Hiring a junior data scientist without a senior resource for guidance can not only lead to frustration on the part of the junior, it can often lead to bad analysis. Junior team members tend to struggle translating business problems into technical problems and the wrong translation could result in months of work on a product that misses the target.
This problem is not completely mitigated by hiring more senior, partly because certifying your senior hires are actually good and competent is extremely difficult. If you luck out and hire a talented and self-motivated data scientist, she will still need a lot of support at the executive level to succeed. Imagine a situation where models are created but never used because there is no buy-in from team leads. Or where A/B tests are conducted but the results ignored. Worse yet, the data tracking needed to analyze a problem isn't being collected at all.

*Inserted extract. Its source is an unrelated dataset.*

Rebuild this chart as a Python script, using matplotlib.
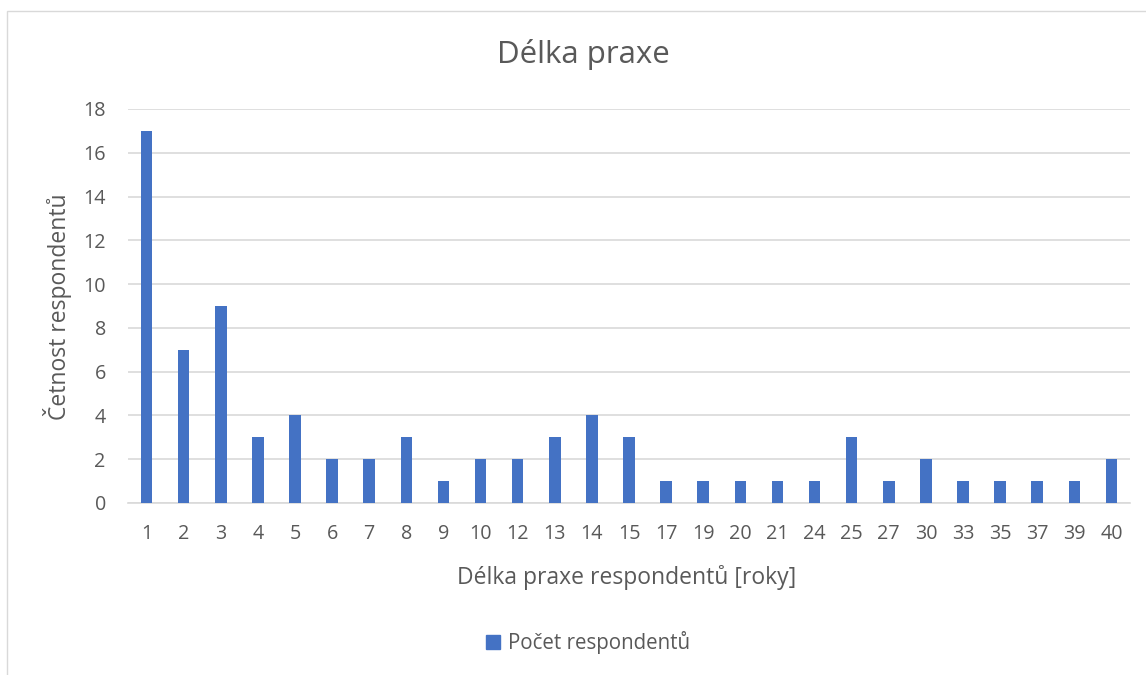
import matplotlib
matplotlib.use("Agg")
import matplotlib.pyplot as plt
from matplotlib.patches import Rectangle
import numpy as np

years = ["1", "2", "3", "4", "5", "6", "7", "8", "9", "10", "12", "13", "14", "15",
         "17", "19", "20", "21", "24", "25", "27", "30", "33", "35", "37", "39", "40"]
counts = [17, 7, 9, 3, 4, 2, 2, 3, 1, 2, 2, 3, 4, 3,
          1, 1, 1, 1, 1, 3, 1, 2, 1, 1, 1, 1, 2]
y_ticks = [0, 2, 4, 6, 8, 10, 12, 14, 16, 18]

BAR = "#4472C4"
TXT = "#595959"
GRID = "#D9D9D9"

plt.rcParams["font.family"] = ["Open Sans", "DejaVu Sans"]

fig = plt.figure(figsize=(11.46, 6.75), dpi=100)
W, H = 1146, 675

# chart border (only top/left visible in the original)
fig.patches.append(Rectangle((7 / W, 0 - 0.05), 1.2, 1 - 11 / H + 0.05,
                             transform=fig.transFigure, fill=False,
                             edgecolor="#D9D9D9", lw=1))

ax = fig.add_axes([128 / W, 1 - 503 / H, (1130 - 128) / W, (503 - 109) / H])
x = np.arange(len(years))
ax.bar(x, counts, width=0.31, color=BAR, zorder=3)
ax.set_xlim(-0.5, len(years) - 0.5)
ax.set_ylim(0, 18)
ax.set_yticks(y_ticks)
ax.set_xticks(x)
ax.set_xticklabels(years)
ax.grid(axis="y", color=GRID, lw=1.2, zorder=0)
for s in ["top", "right", "left"]:
    ax.spines[s].set_visible(False)
ax.spines["bottom"].set_color(GRID)
ax.spines["bottom"].set_linewidth(1.2)
ax.tick_params(length=0, labelsize=14.2, colors=TXT)
ax.tick_params(axis="x", pad=15)
ax.tick_params(axis="y", pad=16)

# axis titles placed like the original
fig.text(627 / W, 1 - 578 / H, "Délka praxe respondentů [roky]", fontsize=16.5,
         color=TXT, ha="center", va="center")
fig.text(57 / W, 1 - 307 / H, "Četnost respondentů", fontsize=16.5,
         color=TXT, ha="center", va="center", rotation=90)

fig.text(583 / W, 1 - 55 / H, "Délka praxe", fontsize=22.5, color=TXT,
         ha="center", va="center")

handle = Rectangle((0, 0), 1, 1, color=BAR)
fig.legend([handle], ["Počet respondentů"], loc="center",
           bbox_to_anchor=(588 / W, 1 - 643 / H), frameon=False,
           fontsize=14.8, labelcolor=TXT, handlelength=0.65, handleheight=0.65,
           handletextpad=0.4)

fig.savefig("out.png", dpi=100)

Frequently, a necessary first step is a robust data collection program, which is likely resourced by an engineer or database administrator, not a data scientist. At many organizations, the senior data scientist(s) spends exorbitant amounts of her time simply fighting for the data requirements and deployment of her team's work. That's a surefire way to lose that talented, self-motivated, senior data scientist.
The landscape for hiring and retaining good data science talent is competitive and expensive, but being smart and conscientious on when, who and how to hire can mitigate the pain and cost. Don't fall into the trap of job postings that are laundry lists of skills. Don't expect magic pixie dust from your data scientist. Do take inventory of your true requirements and if possible, consult with a trusted professional prior to hiring. The success of your data program depends on it.